Beberapa pertanyaan pun diajukan peserta untuk menjawab rasa penasaran mereka terhadap materi yang disampaikan. Salah satu pertanyaan yang menarik adalah pemilihan antara sumber daya manusia dan teknologi dalam membentuk bisnis baru. Jika diharuskan memilih salah satu, Professor Wim memilih sumber daya manusia. Professor Wim menyampaikan bahwa membentuk tim yang tepat sangatlah susah, namun jika orang-orang tepat tersebut telah terkumpul, maka hal itu akan menjadikannya tim yang hebat. Sedangkan teknologi akan terus berkembang setiap waktu. Teknologi dapat diadopsi kapan saja, namun menemukan tim yang tepat, tidak datang begitu saja. Professor Wim berpendapat, meskipun teknologi dapat menggantikan beberapa jabatan, namun sumber daya manusia adalah hal yang sangat penting.

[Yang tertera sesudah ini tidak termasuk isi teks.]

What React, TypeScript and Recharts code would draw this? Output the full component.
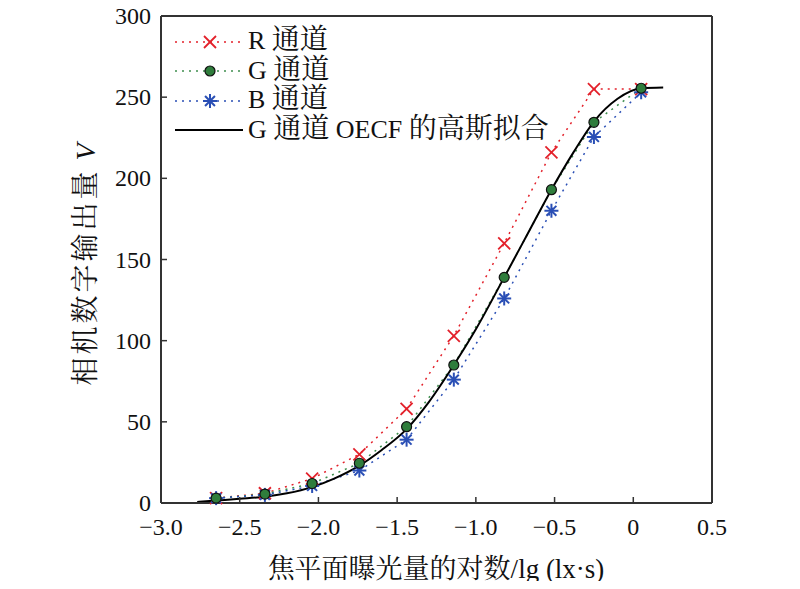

Adapun pertanyaan unik lainnya, yang melihat bahwa kombinasi dari orang yang cerdas dan sikap risk-taker, adalah hal yang powerful. Namun, tidak semua orang adalah risk-taker. Professor Wim menyingkapi pertanyaan tersebut dengan sebuah solusi cerdas, bahwa teknologi tidak sepenuhnya harus dimiliki. Jika seseorang tidak berani mengambil risiko untuk membeli teknologi yang begitu mahal, maka mereka dapat memilih alternatif, misalnya melakukan lisensi, yang jauh lebih murah. “You don’t have to own resources to use resources,” jawab Professor Wim. Setelah sesi tanya jawab usai, acara pun ditutup dengan penyerahan souvenir berupa blankon dan cinderamata dari Universitas Surabaya oleh Bapak Dr. Werner R. Murhadi, CSA sebagai KPS MM Ubaya.